Charts and diagrams as code »
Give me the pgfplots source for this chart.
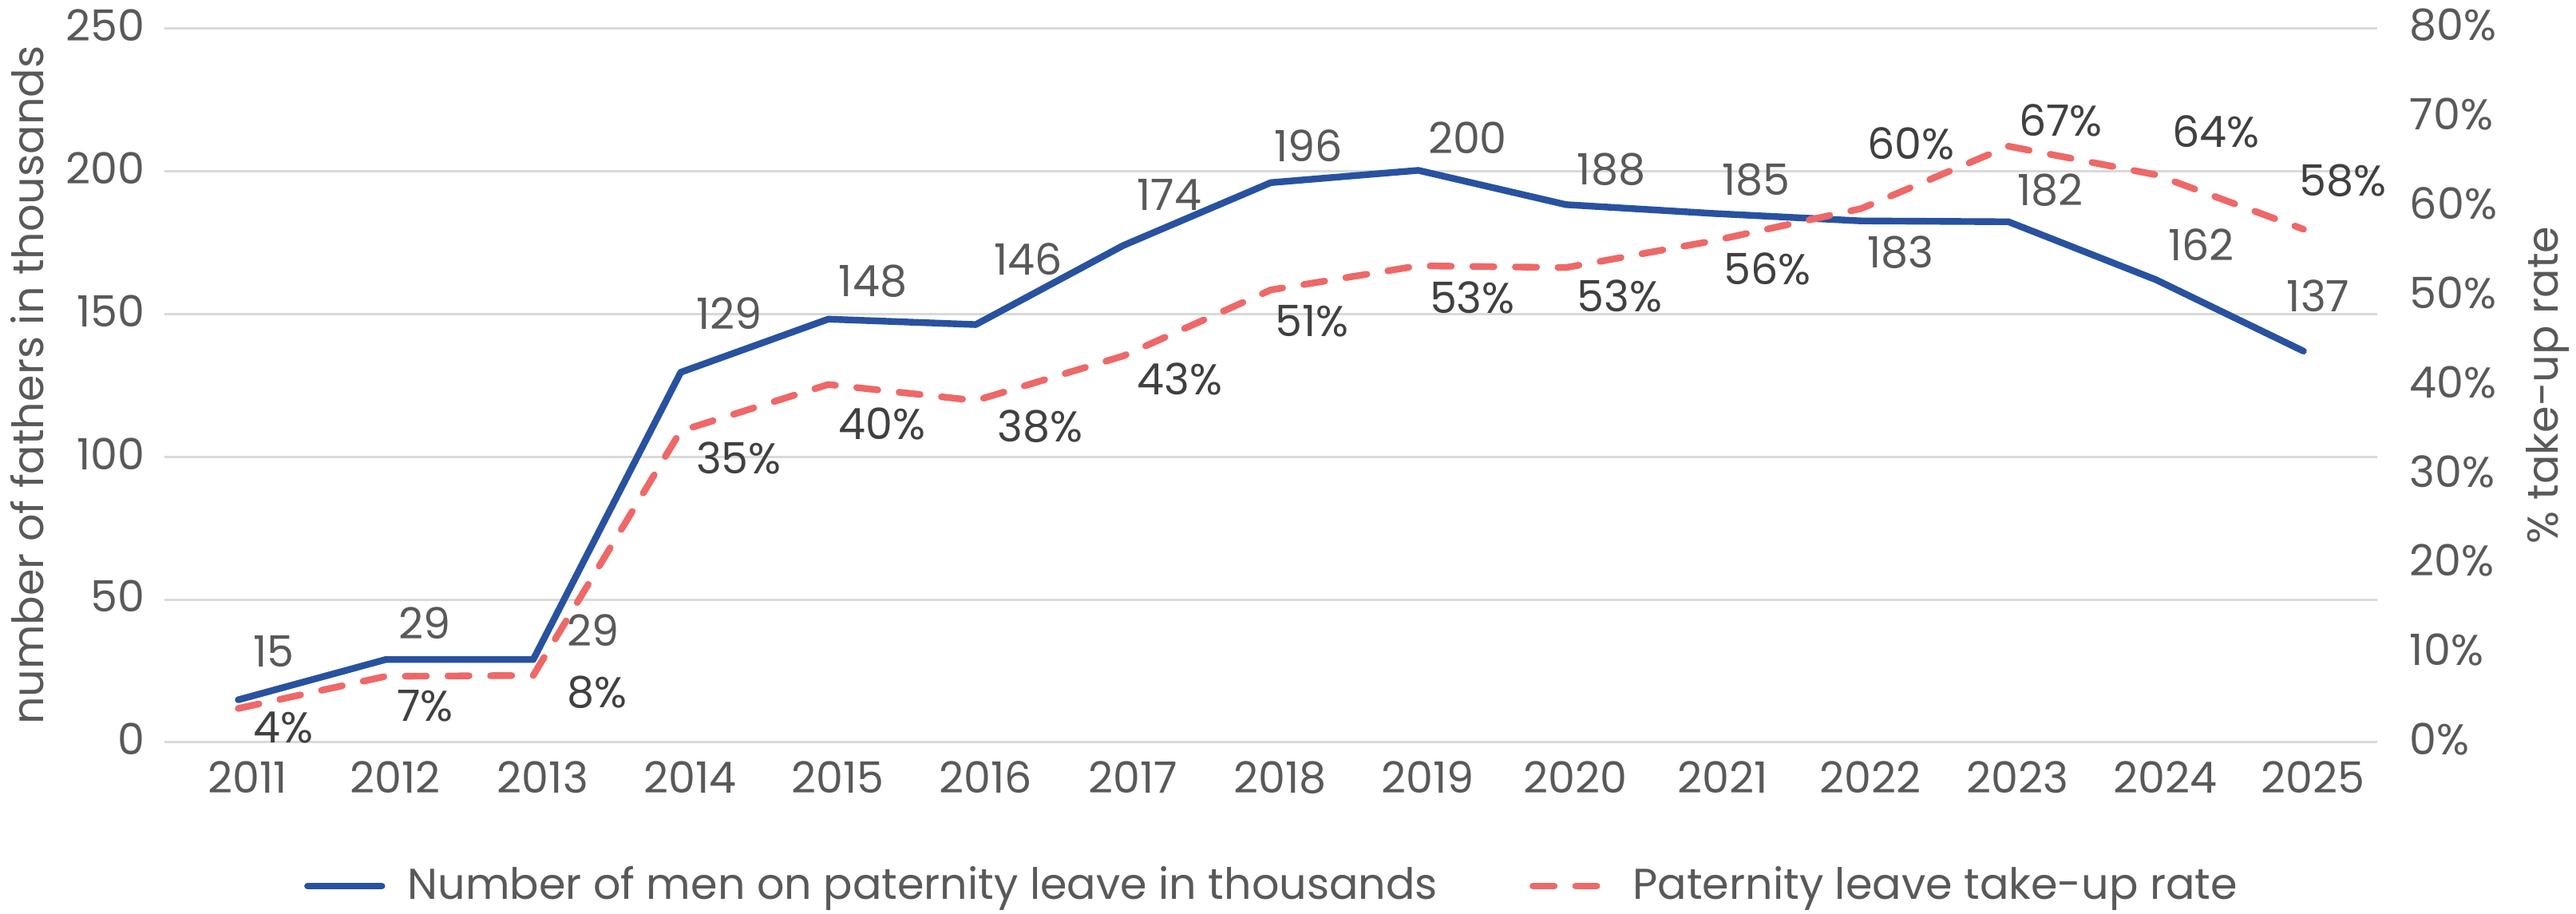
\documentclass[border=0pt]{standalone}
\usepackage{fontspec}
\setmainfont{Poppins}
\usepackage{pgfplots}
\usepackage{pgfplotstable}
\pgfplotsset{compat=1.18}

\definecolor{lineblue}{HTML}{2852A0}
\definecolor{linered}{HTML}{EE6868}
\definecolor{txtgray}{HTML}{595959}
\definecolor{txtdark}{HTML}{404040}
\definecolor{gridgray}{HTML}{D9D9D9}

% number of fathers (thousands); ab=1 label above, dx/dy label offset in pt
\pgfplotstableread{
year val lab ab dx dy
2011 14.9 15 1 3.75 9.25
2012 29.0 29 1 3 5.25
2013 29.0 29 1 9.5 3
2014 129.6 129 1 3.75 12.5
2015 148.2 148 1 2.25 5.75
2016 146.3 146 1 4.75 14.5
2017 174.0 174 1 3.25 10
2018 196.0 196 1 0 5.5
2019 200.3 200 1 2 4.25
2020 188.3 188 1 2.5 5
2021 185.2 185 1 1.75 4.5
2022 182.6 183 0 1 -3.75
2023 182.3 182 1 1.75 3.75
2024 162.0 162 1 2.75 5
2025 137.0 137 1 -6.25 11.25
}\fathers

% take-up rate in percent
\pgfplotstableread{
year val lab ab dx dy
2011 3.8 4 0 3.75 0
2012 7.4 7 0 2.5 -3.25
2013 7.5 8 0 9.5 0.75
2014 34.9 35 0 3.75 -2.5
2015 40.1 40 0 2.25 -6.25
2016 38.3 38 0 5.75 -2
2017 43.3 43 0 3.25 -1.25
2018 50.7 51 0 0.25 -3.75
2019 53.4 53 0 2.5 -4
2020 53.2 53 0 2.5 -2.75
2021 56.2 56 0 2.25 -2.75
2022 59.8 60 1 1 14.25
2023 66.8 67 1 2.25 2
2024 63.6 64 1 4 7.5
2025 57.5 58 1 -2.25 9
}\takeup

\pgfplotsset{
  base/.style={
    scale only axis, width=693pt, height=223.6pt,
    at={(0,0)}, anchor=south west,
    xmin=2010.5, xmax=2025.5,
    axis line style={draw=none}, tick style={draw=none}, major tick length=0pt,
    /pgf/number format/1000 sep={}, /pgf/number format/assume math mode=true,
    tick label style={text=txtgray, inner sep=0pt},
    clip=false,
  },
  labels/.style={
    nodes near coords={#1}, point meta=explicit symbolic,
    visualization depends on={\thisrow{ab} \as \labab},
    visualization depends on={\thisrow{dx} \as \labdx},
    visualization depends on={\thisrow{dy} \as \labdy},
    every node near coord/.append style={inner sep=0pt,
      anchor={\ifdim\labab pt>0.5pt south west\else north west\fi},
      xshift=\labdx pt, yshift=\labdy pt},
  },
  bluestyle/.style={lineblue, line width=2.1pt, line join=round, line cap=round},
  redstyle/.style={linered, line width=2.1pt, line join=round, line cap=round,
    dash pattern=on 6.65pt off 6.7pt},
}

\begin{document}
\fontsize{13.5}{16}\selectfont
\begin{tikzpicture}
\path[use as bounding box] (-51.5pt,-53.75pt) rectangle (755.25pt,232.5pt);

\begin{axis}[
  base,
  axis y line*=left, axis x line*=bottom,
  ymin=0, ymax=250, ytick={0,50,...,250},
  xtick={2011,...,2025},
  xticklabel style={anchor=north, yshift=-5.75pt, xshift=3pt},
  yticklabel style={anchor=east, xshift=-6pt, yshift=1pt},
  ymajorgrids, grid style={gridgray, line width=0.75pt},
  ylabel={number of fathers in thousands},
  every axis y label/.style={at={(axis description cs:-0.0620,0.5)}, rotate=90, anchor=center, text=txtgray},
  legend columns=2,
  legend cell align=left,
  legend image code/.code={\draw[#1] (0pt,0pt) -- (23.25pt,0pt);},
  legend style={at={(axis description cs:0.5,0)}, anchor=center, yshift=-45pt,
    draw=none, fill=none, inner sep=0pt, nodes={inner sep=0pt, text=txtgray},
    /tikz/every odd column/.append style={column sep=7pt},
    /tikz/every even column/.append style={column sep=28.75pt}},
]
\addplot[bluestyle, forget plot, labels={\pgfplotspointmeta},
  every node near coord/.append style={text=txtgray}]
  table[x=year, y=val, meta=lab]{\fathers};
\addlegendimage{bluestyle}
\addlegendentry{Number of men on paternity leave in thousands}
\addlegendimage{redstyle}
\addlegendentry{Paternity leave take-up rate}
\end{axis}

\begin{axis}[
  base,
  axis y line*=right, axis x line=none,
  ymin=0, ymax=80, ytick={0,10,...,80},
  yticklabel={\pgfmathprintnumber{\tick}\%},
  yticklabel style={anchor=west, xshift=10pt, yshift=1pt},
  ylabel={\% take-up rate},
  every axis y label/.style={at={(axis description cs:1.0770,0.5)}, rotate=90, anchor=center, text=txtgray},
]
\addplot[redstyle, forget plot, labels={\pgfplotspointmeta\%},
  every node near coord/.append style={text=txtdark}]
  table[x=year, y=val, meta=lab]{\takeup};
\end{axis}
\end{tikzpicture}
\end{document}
...
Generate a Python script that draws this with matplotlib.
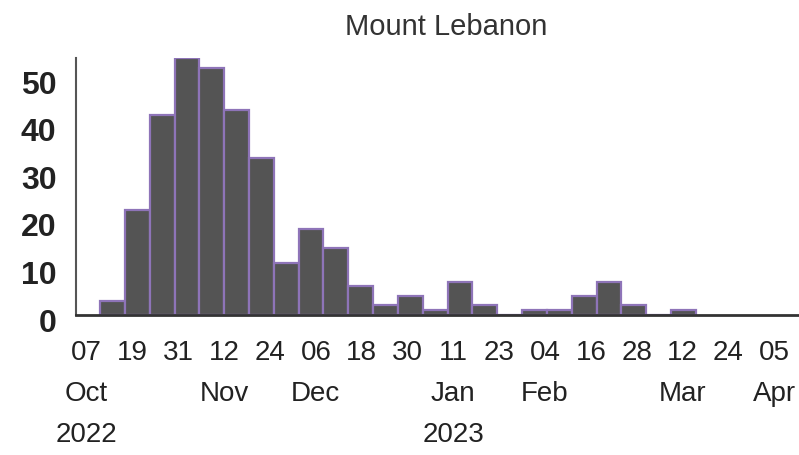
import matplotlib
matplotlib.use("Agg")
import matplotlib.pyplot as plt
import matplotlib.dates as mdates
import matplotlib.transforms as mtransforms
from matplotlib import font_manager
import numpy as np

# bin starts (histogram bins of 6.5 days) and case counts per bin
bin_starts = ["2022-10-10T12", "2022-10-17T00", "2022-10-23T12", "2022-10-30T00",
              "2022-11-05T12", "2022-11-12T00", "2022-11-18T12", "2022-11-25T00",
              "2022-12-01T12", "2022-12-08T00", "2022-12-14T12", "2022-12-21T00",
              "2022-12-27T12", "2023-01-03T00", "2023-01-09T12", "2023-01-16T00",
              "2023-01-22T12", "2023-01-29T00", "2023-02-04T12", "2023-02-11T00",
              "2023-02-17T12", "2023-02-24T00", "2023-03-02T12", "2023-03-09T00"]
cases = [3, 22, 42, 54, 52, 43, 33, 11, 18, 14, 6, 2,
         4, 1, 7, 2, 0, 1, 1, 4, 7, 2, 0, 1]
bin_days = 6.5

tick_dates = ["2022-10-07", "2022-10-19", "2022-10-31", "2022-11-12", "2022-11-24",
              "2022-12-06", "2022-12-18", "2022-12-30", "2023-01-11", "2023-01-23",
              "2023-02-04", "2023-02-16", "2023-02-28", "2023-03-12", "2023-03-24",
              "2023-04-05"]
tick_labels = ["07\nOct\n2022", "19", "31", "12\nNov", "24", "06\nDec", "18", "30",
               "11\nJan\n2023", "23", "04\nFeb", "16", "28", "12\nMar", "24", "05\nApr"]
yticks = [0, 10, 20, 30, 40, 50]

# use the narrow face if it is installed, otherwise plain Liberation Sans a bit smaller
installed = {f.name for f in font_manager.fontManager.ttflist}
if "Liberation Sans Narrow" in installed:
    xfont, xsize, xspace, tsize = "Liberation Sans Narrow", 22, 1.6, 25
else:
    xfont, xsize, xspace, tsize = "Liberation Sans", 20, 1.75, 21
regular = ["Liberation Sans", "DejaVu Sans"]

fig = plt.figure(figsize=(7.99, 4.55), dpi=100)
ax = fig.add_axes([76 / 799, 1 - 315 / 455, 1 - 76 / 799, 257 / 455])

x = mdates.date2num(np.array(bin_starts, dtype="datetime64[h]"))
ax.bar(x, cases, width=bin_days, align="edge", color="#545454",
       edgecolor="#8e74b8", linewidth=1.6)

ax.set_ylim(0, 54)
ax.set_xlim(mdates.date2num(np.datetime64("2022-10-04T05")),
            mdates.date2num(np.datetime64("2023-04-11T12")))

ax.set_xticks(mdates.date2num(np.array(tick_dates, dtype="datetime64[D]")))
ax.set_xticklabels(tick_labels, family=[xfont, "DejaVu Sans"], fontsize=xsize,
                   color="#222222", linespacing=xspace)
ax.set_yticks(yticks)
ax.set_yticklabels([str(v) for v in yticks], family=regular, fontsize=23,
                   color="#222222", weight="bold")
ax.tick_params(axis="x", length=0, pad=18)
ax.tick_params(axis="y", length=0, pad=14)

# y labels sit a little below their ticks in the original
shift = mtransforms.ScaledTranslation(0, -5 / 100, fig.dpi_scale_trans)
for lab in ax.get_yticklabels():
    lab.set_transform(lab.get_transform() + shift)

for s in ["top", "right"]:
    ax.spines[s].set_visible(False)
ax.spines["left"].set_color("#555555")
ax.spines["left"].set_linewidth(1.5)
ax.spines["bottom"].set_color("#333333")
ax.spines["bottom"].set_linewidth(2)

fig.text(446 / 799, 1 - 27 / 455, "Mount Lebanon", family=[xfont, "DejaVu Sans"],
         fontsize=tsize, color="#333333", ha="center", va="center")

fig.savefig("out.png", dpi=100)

The task »
Copy the lines above exactly, starting with the line that contains "Generate a Python" and ending with the line that contains "ax = fig.add_axes([76", and leave out any pictures.

Response to the task »
Generate a Python script that draws this with matplotlib.
import matplotlib
matplotlib.use("Agg")
import matplotlib.pyplot as plt
import matplotlib.dates as mdates
import matplotlib.transforms as mtransforms
from matplotlib import font_manager
import numpy as np

# bin starts (histogram bins of 6.5 days) and case counts per bin
bin_starts = ["2022-10-10T12", "2022-10-17T00", "2022-10-23T12", "2022-10-30T00",
              "2022-11-05T12", "2022-11-12T00", "2022-11-18T12", "2022-11-25T00",
              "2022-12-01T12", "2022-12-08T00", "2022-12-14T12", "2022-12-21T00",
              "2022-12-27T12", "2023-01-03T00", "2023-01-09T12", "2023-01-16T00",
              "2023-01-22T12", "2023-01-29T00", "2023-02-04T12", "2023-02-11T00",
              "2023-02-17T12", "2023-02-24T00", "2023-03-02T12", "2023-03-09T00"]
cases = [3, 22, 42, 54, 52, 43, 33, 11, 18, 14, 6, 2,
         4, 1, 7, 2, 0, 1, 1, 4, 7, 2, 0, 1]
bin_days = 6.5

tick_dates = ["2022-10-07", "2022-10-19", "2022-10-31", "2022-11-12", "2022-11-24",
              "2022-12-06", "2022-12-18", "2022-12-30", "2023-01-11", "2023-01-23",
              "2023-02-04", "2023-02-16", "2023-02-28", "2023-03-12", "2023-03-24",
              "2023-04-05"]
tick_labels = ["07\nOct\n2022", "19", "31", "12\nNov", "24", "06\nDec", "18", "30",
               "11\nJan\n2023", "23", "04\nFeb", "16", "28", "12\nMar", "24", "05\nApr"]
yticks = [0, 10, 20, 30, 40, 50]

# use the narrow face if it is installed, otherwise plain Liberation Sans a bit smaller
installed = {f.name for f in font_manager.fontManager.ttflist}
if "Liberation Sans Narrow" in installed:
    xfont, xsize, xspace, tsize = "Liberation Sans Narrow", 22, 1.6, 25
else:
    xfont, xsize, xspace, tsize = "Liberation Sans", 20, 1.75, 21
regular = ["Liberation Sans", "DejaVu Sans"]

fig = plt.figure(figsize=(7.99, 4.55), dpi=100)
ax = fig.add_axes([76 / 799, 1 - 315 / 455, 1 - 76 / 799, 257 / 455])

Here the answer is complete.